All around me, I see single women struggling to manage their finances. They are single by choice, divorced, separated or widowed. Whatever their status, they don’t know ‘F’ of finance.
Considered a male domain by virtue of the man being the breadwinner of the family, most often women have no say in the family’s financial planning. They are not even given a choice. Their only role is to save money for an emergency by stashing it away bit by bit or ‘investing’ money in a pool, known as ‘kitty’ in common parlance, which too, comes in handy for the husband or children in the time of dire need.
As a result, women find themselves at sea when they get widowed and end up getting cheated, those getting divorced don’t know their rights and some endure a bad marriage for fear of being a burden on their parents. Unfortunately, unlike the developed world, Indian law does not recognise marriage as a contract and therefore there is nothing like ‘pre-nups’ to secure a woman’s finances. Even Islam takes care of a woman’s financial interests in the form ‘meher’ considered her ‘haq’ or right.
I know of an educated woman who was a professional before childbirth and separated from her husband after 20 years of marriage. She has no idea of how much he earns or his assets. All she knows is there is not a single property, policy, or investment in her name. Needless to say, she feels cheated and is now buying time before asking for a divorce to ‘educate’ herself in finances.
Another young girl living separately from her husband after five years of marriage and a baby is too ‘ashamed’ to ask for money because she is the one who walked out of his house over compatibility issues.
Yet another girl has managed to revive her career rather than have anything to do with her ‘bad husband’ of one year.
My childhood friend’s husband left her virtually penniless in a foreign country after 30 years of marriage and two grown-up children. All because she never questioned how he managed finances and had blind faith in him.

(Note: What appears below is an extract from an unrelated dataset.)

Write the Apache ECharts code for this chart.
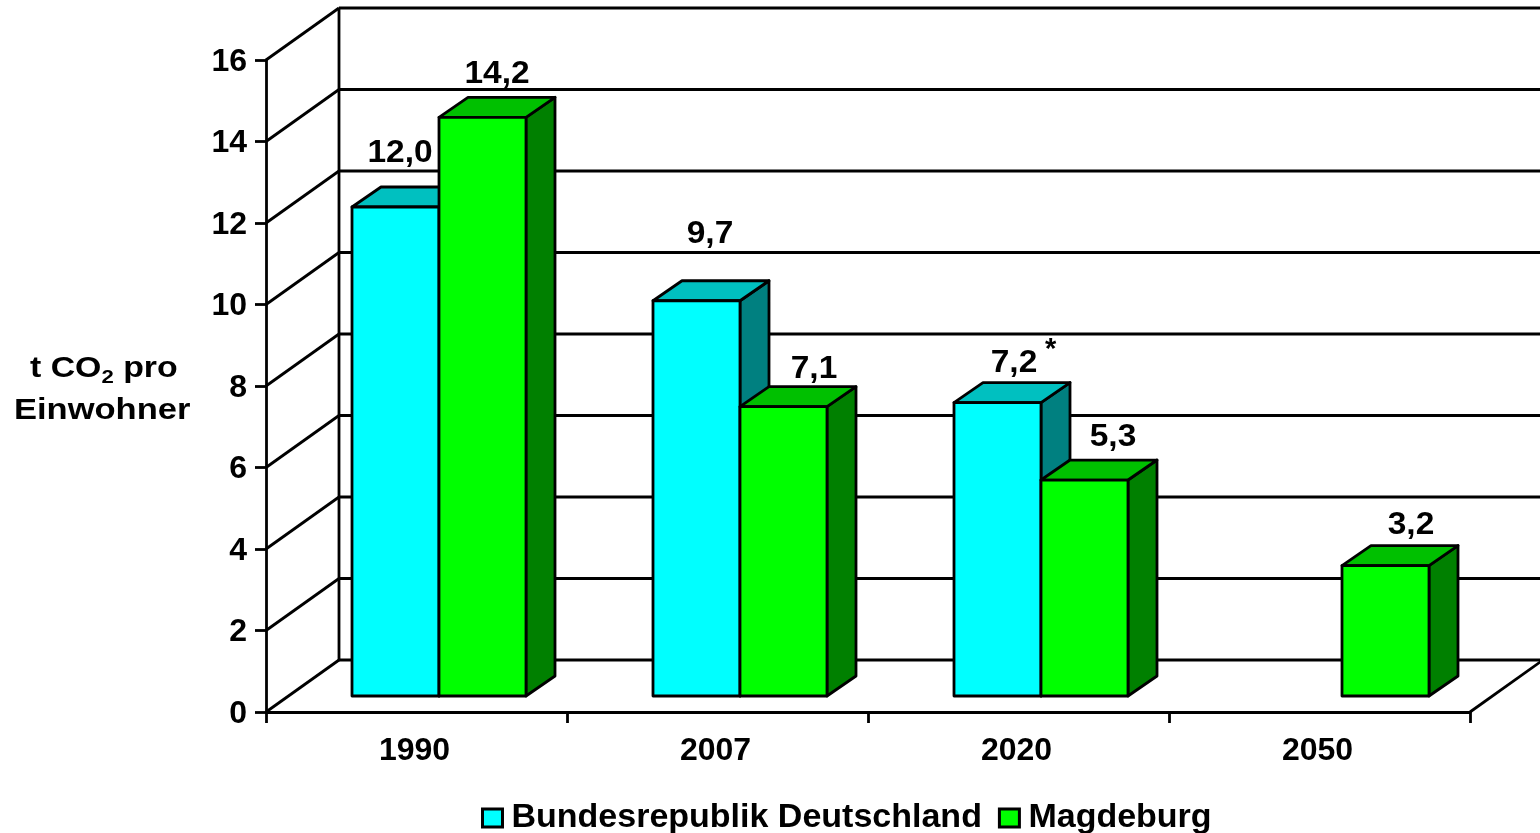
<!DOCTYPE html>
<html>
<head>
<meta charset="utf-8">
<style>html,body{margin:0;padding:0;background:#fff}#chart{width:1540px;height:833px}</style>
<script src="https://cdn.jsdelivr.net/npm/echarts@6/dist/echarts.min.js"></script>
</head>
<body>
<div id="chart"></div>
<script>
const years = ["1990", "2007", "2020", "2050"];
const deutschland = [12.0, 9.7, 7.2, null];
const magdeburg = [14.2, 7.1, 5.3, 3.2];
const yTicks = [0, 2, 4, 6, 8, 10, 12, 14, 16];
const deLabels = ["12,0", "9,7", "7,2", ""];
const mdLabels = ["14,2", "7,1", "5,3", "3,2"];

const font = "'Liberation Sans', Arial, sans-serif";
// depth of the fake 3d box, wall is 73/52 behind the axis plane
const wallX = 73, wallY = 52;
const barShiftX = 22.5, barShiftY = 16;
const sideX = 29, sideY = 20;
const barW = 87;
const stroke = 2.8;
// labels were placed by hand in the original, offset from bar's top left corner
const deNudge = [[48, -54], [57, -66], [60, -39], [0, 0]];
const mdNudge = [[58, -43], [74, -37], [72, -43], [69, -40]];

const chart = echarts.init(document.getElementById("chart"));

function wallItem(params, api) {
  const v = api.value(0);
  const p0 = api.coord([0, v]);
  const band = api.size([1, 0])[0];
  const left = p0[0] - band / 2;
  const right = left + band * years.length;
  const y = p0[1];
  const line = { stroke: "#000", lineWidth: stroke };
  const kids = [
    { type: "line", shape: { x1: left, y1: y, x2: left + wallX, y2: y - wallY }, style: line },
    { type: "line", shape: { x1: left + wallX, y1: y - wallY, x2: right + wallX, y2: y - wallY }, style: line }
  ];
  if (v === 0) {
    kids.push({ type: "line", shape: { x1: right, y1: y, x2: right + wallX, y2: y - wallY }, style: line });
  }
  if (v === 16) {
    kids.push({ type: "line", shape: { x1: left + wallX, y1: y - wallY, x2: left + wallX, y2: api.coord([0, 0])[1] - wallY }, style: line });
  }
  return { type: "group", children: kids };
}

// side: 0 = left bar of the pair, 1 = right bar
function barRenderer(side, front, top, right) {
  return function (params, api) {
    const val = api.value(1);
    if (val == null || isNaN(val)) return null;
    const c = api.coord([api.value(0), val]);
    const base = api.coord([api.value(0), 0])[1] - barShiftY;
    const x0 = c[0] + barShiftX - (side === 0 ? barW : 0);
    const x1 = x0 + barW;
    const y0 = c[1] - barShiftY;
    const edge = { stroke: "#000", lineWidth: stroke, lineJoin: "round" };
    return {
      type: "group",
      children: [
        { type: "polygon", shape: { points: [[x1, y0], [x1 + sideX, y0 - sideY], [x1 + sideX, base - sideY], [x1, base]] }, style: { fill: right, ...edge } },
        { type: "polygon", shape: { points: [[x0, y0], [x0 + sideX, y0 - sideY], [x1 + sideX, y0 - sideY], [x1, y0]] }, style: { fill: top, ...edge } },
        { type: "rect", shape: { x: x0, y: y0, width: barW, height: base - y0 }, style: { fill: front, ...edge } }
      ]
    };
  };
}

function labelRenderer(side, texts, nudge) {
  return function (params, api) {
    const idx = api.value(0);
    const val = api.value(1);
    if (val == null || isNaN(val) || !texts[idx]) return null;
    const c = api.coord([idx, val]);
    const x0 = c[0] + barShiftX - (side === 0 ? barW : 0);
    return {
      type: "text",
      x: x0 + nudge[idx][0],
      y: c[1] - barShiftY + nudge[idx][1],
      scaleX: 1.08,
      style: { text: texts[idx], font: "bold 31px " + font, fill: "#000", align: "center", verticalAlign: "middle" }
    };
  };
}

const idxData = arr => arr.map((v, i) => [i, v]);

chart.setOption({
  animation: false,
  grid: { left: 266, right: 70, top: 60, bottom: 121 },
  xAxis: {
    type: "category",
    data: years,
    axisLine: { lineStyle: { color: "#000", width: stroke } },
    axisTick: { show: true, alignWithLabel: false, length: 11, lineStyle: { color: "#000", width: stroke } },
    axisLabel: { color: "#000", fontFamily: font, fontWeight: "bold", fontSize: 32, margin: 23, padding: [0, 4, 0, 0] },
    splitLine: { show: false }
  },
  yAxis: {
    type: "value",
    min: 0,
    max: 16,
    interval: 2,
    axisLine: { show: true, lineStyle: { color: "#000", width: stroke } },
    axisTick: { show: true, length: 11, lineStyle: { color: "#000", width: stroke } },
    axisLabel: { color: "#000", fontFamily: font, fontWeight: "bold", fontSize: 32, margin: 19, verticalAlign: "top", padding: [-14, 0, 0, 0] },
    splitLine: { show: false }
  },
  legend: {
    top: 796,
    left: 476,
    itemWidth: 20,
    itemHeight: 18,
    itemGap: 16,
    textStyle: { color: "#000", fontFamily: font, fontWeight: "bold", fontSize: 34, padding: [0, 0, 0, 4] },
    data: [
      { name: "Bundesrepublik Deutschland", icon: "rect", itemStyle: { color: "#00ffff", borderColor: "#000", borderWidth: 3 } },
      { name: "Magdeburg", icon: "rect", itemStyle: { color: "#00ff00", borderColor: "#000", borderWidth: 3 } }
    ]
  },
  graphic: [
    {
      type: "text", x: 30, y: 350, scaleX: 1.167,
      style: {
        text: "t CO{sub|2} pro",
        font: "bold 29px " + font, fill: "#000",
        rich: { sub: { font: "bold 19px " + font, fill: "#000", verticalAlign: "bottom", padding: [18, 0, 0, 0] } }
      }
    },
    { type: "text", x: 14, y: 396, scaleX: 1.19, style: { text: "Einwohner", font: "bold 29px " + font, fill: "#000" } },
    { type: "text", x: 1045, y: 335, style: { text: "*", font: "bold 29px " + font, fill: "#000" } }
  ],
  series: [
    { type: "custom", name: "wall", silent: true, z: 1, clip: false, renderItem: wallItem, encode: { x: -1, y: 0 }, data: yTicks.map(v => [v]) },
    {
      type: "custom", name: "Bundesrepublik Deutschland", z: 3, clip: false,
      renderItem: barRenderer(0, "#00ffff", "#00c0c0", "#008080"),
      encode: { x: 0, y: 1 }, data: idxData(deutschland)
    },
    {
      type: "custom", name: "Magdeburg", z: 4, clip: false,
      renderItem: barRenderer(1, "#00ff00", "#00c000", "#008000"),
      encode: { x: 0, y: 1 }, data: idxData(magdeburg)
    },
    { type: "custom", silent: true, z: 5, clip: false, renderItem: labelRenderer(0, deLabels, deNudge), encode: { x: 0, y: 1 }, data: idxData(deutschland) },
    { type: "custom", silent: true, z: 5, clip: false, renderItem: labelRenderer(1, mdLabels, mdNudge), encode: { x: 0, y: 1 }, data: idxData(magdeburg) }
  ]
});

window.addEventListener("resize", () => chart.resize());
</script>
</body>
</html>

It breaks my heart to see all of them. Financial planning is imperative for women, irrespective of their marital status. They should secure their own future by making the right financial decisions instead of depending on spouses, brothers, and fathers.

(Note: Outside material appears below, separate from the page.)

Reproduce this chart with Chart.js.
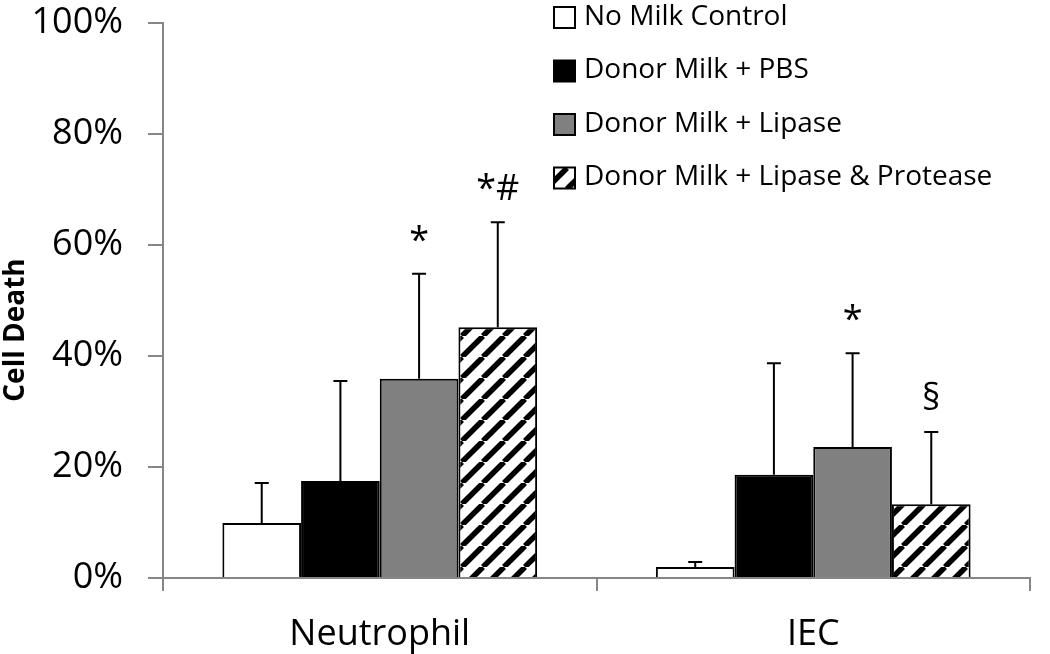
<!DOCTYPE html>
<html>
<head>
<meta charset="utf-8">
<script src="https://cdn.jsdelivr.net/npm/chart.js@4"></script>
<style>
    html, body { margin: 0; padding: 0; background: #fff; }
    #wrap { width: 1050px; height: 654px; }
</style>
</head>
<body>
<div id="wrap"><canvas id="deathChart" width="1050" height="654"></canvas></div>
<script>
// Cell death by cell type and treatment
const categories = ['Neutrophil', 'IEC'];
const seriesNames = ['No Milk Control', 'Donor Milk + PBS', 'Donor Milk + Lipase', 'Donor Milk + Lipase & Protease'];
const noMilk = [9.9, 2.0];
const milkPbs = [17.5, 18.6];
const milkLipase = [35.9, 23.6];
const milkLipaseProtease = [45.2, 13.3];
// upper error bar (SD)
const noMilkErr = [7.2, 0.9];
const milkPbsErr = [18.0, 20.1];
const milkLipaseErr = [18.9, 16.9];
const milkLipaseProteaseErr = [18.9, 13.0];
// significance marks above each bar
const noMilkMarks = ['', ''];
const milkPbsMarks = ['', ''];
const milkLipaseMarks = ['*', '*'];
const milkLipaseProteaseMarks = ['*#', '§'];
const yTicks = [0, 20, 40, 60, 80, 100];

const FONT = "'Open Sans', 'DejaVu Sans', sans-serif";

function hatchPattern() {
    const s = 21;
    const c = document.createElement('canvas');
    c.width = s; c.height = s;
    const g = c.getContext('2d');
    g.fillStyle = '#fff';
    g.fillRect(0, 0, s, s);
    g.strokeStyle = '#000';
    g.lineWidth = 5.5;
    for (let k = -1; k <= 1; k++) {
        g.beginPath();
        g.moveTo(k * s, s);
        g.lineTo(k * s + s, 0);
        g.stroke();
    }
    return g.createPattern(c, 'repeat');
}

const hatch = hatchPattern();
const fills = ['#ffffff', '#000000', '#808080', hatch];
const values = [noMilk, milkPbs, milkLipase, milkLipaseProtease];
const errors = [noMilkErr, milkPbsErr, milkLipaseErr, milkLipaseProteaseErr];
const marks = [noMilkMarks, milkPbsMarks, milkLipaseMarks, milkLipaseProteaseMarks];

// error bars + significance labels
const errorBarPlugin = {
    id: 'errorBars',
    afterDatasetsDraw(chart) {
        const ctx = chart.ctx;
        const y = chart.scales.y;
        ctx.save();
        ctx.strokeStyle = '#000';
        ctx.lineWidth = 2;
        chart.data.datasets.forEach((ds, i) => {
            const meta = chart.getDatasetMeta(i);
            meta.data.forEach((bar, j) => {
                const top = y.getPixelForValue(values[i][j] + errors[i][j]);
                ctx.beginPath();
                ctx.moveTo(bar.x, bar.y);
                ctx.lineTo(bar.x, top);
                ctx.moveTo(bar.x - 7, top);
                ctx.lineTo(bar.x + 7, top);
                ctx.stroke();
                const m = marks[i][j];
                if (m) {
                    ctx.fillStyle = '#000';
                    ctx.font = `36px ${FONT}`;
                    ctx.textAlign = 'center';
                    ctx.textBaseline = 'alphabetic';
                    ctx.fillText(m, bar.x, top - 22);
                }
            });
        });
        ctx.restore();
    }
};

// legend drawn inside the plot, top right
const legendPlugin = {
    id: 'cornerLegend',
    afterDraw(chart) {
        const ctx = chart.ctx;
        ctx.save();
        ctx.font = `28px ${FONT}`;
        ctx.textAlign = 'left';
        ctx.textBaseline = 'middle';
        chart.data.datasets.forEach((ds, i) => {
            const cy = 17 + i * 53.5;
            ctx.fillStyle = ds.backgroundColor;
            ctx.fillRect(554, cy - 10, 21, 21);
            ctx.strokeStyle = '#000';
            ctx.lineWidth = 2;
            ctx.strokeRect(554, cy - 10, 21, 21);
            ctx.fillStyle = '#000';
            ctx.fillText(ds.label, 584, cy);
        });
        ctx.restore();
    }
};

// rotated y-axis title
const yTitlePlugin = {
    id: 'yTitle',
    afterDraw(chart) {
        const ctx = chart.ctx;
        ctx.save();
        ctx.translate(16, 330);
        ctx.rotate(-Math.PI / 2);
        ctx.font = `bold 28px ${FONT}`;
        ctx.fillStyle = '#000';
        ctx.textAlign = 'center';
        ctx.textBaseline = 'middle';
        ctx.fillText('Cell Death', 0, 0);
        ctx.restore();
    }
};

const ctx = document.getElementById('deathChart').getContext('2d');
new Chart(ctx, {
    type: 'bar',
    data: {
        labels: categories,
        datasets: seriesNames.map((name, i) => ({
            label: name,
            data: values[i],
            backgroundColor: fills[i],
            borderColor: '#000',
            borderWidth: 2,
            categoryPercentage: 0.726,
            barPercentage: 1.0
        }))
    },
    options: {
        responsive: false,
        animation: false,
        layout: { padding: { left: 0, right: 20, top: 0, bottom: 0 } },
        plugins: {
            legend: { display: false },
            tooltip: { enabled: false }
        },
        scales: {
            y: {
                min: 0,
                max: 100,
                afterFit: s => {
                    s.width = 163;
                    s.paddingTop = 23;
                    s.paddingBottom = 0;
                },
                afterBuildTicks: s => { s.ticks = yTicks.map(v => ({ value: v })); },
                ticks: {
                    callback: v => v + '%',
                    color: '#000',
                    padding: 25,
                    font: { family: FONT, size: 36 }
                },
                grid: { drawOnChartArea: false, color: '#868686', lineWidth: 2, tickLength: 15 },
                border: { color: '#868686', width: 2 }
            },
            x: {
                afterFit: s => { s.height = 76; },
                ticks: {
                    color: '#000',
                    padding: 22,
                    font: { family: FONT, size: 36 }
                },
                grid: { drawOnChartArea: false, offset: true, color: '#868686', lineWidth: 2, tickLength: 13 },
                border: { color: '#868686', width: 2 }
            }
        }
    },
    plugins: [errorBarPlugin, legendPlugin, yTitlePlugin]
});
</script>
</body>
</html>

For this, we must start early. It remains a mystery to me why females are considered weak at numbers by birth. Invariably, a girl child who is average in numbers is encouraged to drop Maths and take up an easier subject ‘suitable for girls’ whereas parents will go to any length to ensure that their son, who may be a nincompoop, pursues Maths because he has to ‘run the family’ one day.
The problem begins at home with parents conditioning and convincing their daughters into believing that they are being educated only to ‘make them capable’ of earning should the need arise. At best, theirs should be a supplementary income, they are told because after all, who will take care of the house and children?

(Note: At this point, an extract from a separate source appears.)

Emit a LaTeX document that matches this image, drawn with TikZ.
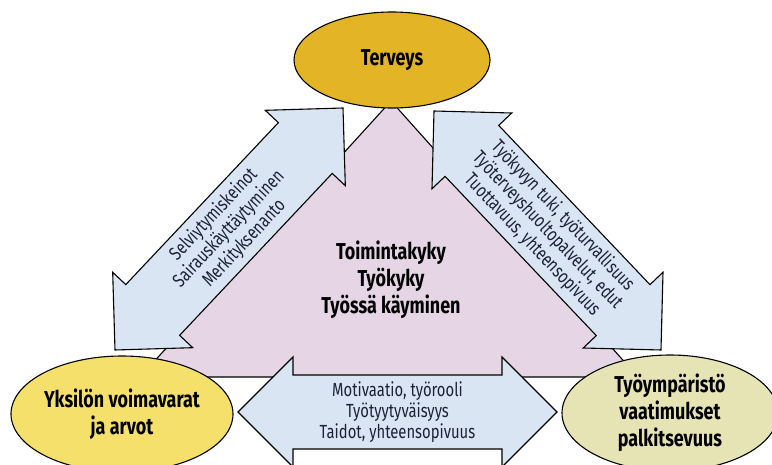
\documentclass[tikz,border=0pt]{standalone}
\usepackage{fontspec}
\setmainfont{Fira Sans}[FakeStretch=0.78]
\usetikzlibrary{calc}
\usetikzlibrary{shapes.geometric}

\definecolor{tervcol}{HTML}{E3B425}
\definecolor{yksicol}{HTML}{F4E06A}
\definecolor{ymparcol}{HTML}{E6E4B5}
\definecolor{arrowcol}{HTML}{DAE5F3}
\definecolor{trianglecol}{HTML}{E5D5E5}
\definecolor{inkcol}{HTML}{1C2136}

% double arrow between two tips
\newcommand{\dblarrow}[2]{%
  \coordinate (h1) at ($(#1)!55pt!(#2)$);
  \coordinate (h2) at ($(#2)!55pt!(#1)$);
  \draw[arrowbox] (#1) -- ($(h1)!55pt!90:(#2)$) -- ($(h1)!37pt!90:(#2)$)
    -- ($(h2)!37pt!-90:(#1)$) -- ($(h2)!55pt!-90:(#1)$) -- (#2)
    -- ($(h2)!55pt!90:(#1)$) -- ($(h2)!37pt!90:(#1)$)
    -- ($(h1)!37pt!-90:(#2)$) -- ($(h1)!55pt!-90:(#2)$) -- cycle;
}

\begin{document}
\begin{tikzpicture}[x=1pt,y=-1pt,
    arrowbox/.style={draw=black,line width=1.1pt,fill=arrowcol,line join=miter},
    arrowtext/.style={align=center,text=inkcol,font=\fontsize{19}{21}\selectfont},
    blob/.style={ellipse,draw=black,line width=1.1pt,align=center,inner sep=0pt,
      font=\fontsize{23}{27}\selectfont\bfseries}]
        \useasboundingbox (0,0) rectangle (772,465);
        % triangle
        \draw[line width=1.1pt,fill=trianglecol] (140,377)--(391,101)--(638,377)--cycle;
        \node[font=\fontsize{23}{27}\selectfont\bfseries,align=center] (kyky) at (391,280) {Toimintakyky\\Työkyky\\Työssä käyminen};
        % arrows
        \coordinate (L1) at (115,350);
        \coordinate (L2) at (343,108);
        \coordinate (R1) at (434,111);
        \coordinate (R2) at (661,350);
        \coordinate (B1) at (238,412);
        \coordinate (B2) at (557,412);
        \dblarrow{L1}{L2}
        \dblarrow{R1}{R2}
        \dblarrow{B1}{B2}
        \path (L1)--(L2) node[midway,sloped,arrowtext] (keinot) {Selviytymiskeinot\\Sairauskäyttäytyminen\\Merkityksenanto};
        \path (R1)--(R2) node[midway,sloped,arrowtext] (tuki) {Työkyvyn tuki, työturvallisuus\\Työterveyshuoltopalvelut, edut\\Tuottavuus, yhteensopivuus};
        \path (B1)--(B2) node[midway,arrowtext] (motiv) {Motivaatio, työrooli\\Työtyytyväisyys\\Taidot, yhteensopivuus};
        % ellipses
        \node[blob,fill=tervcol,minimum width=196,minimum height=96] (terveys) at (392,60) {Terveys};
        \node[blob,fill=yksicol,minimum width=222,minimum height=116] (yksilo) at (122,414) {Yksilön voimavarat\\ja arvot};
        \node[blob,fill=ymparcol,minimum width=216,minimum height=116] (ymparisto) at (670,413) {Työympäristö\\vaatimukset\\palkitsevuus};
    \end{tikzpicture}
\end{document}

There is another set of parents who feel insecure about letting their daughters accept high-paying jobs for fear of not being able to find a match for her. Besides, ‘girls become too self-willed’ once they start earning. In other words, women are not allowed to touch finances even with a barge pole.
Apart from all this, there is an inherent bias against women who choose to secure their financial interests and it does not take long for them to be branded ‘selfish.’ There are more crass words in Hindi such as ‘kamini,’ ‘chalu’ and ‘kutti cheez.’ A man doing the same thing would be ‘wise,’ ‘hardworking’ and ‘enterprising.’
We should worry more about securing the future of our daughters by training them in handling finances rather than talking to them about marriage goals and the responsibilities that come with it. It is beyond me here not to mention an old slogan by an insurance company that makes my blood curdle even now: ‘Bete ki padhai aur beti ki shaadi.’
Perhaps financial companies can help in shaping attitudes and start training programmes for women in managing finances. If they do exist, I plead ignorance. That also speaks of the lack of awareness about them and the need for them to up the ante to make such programmes popular.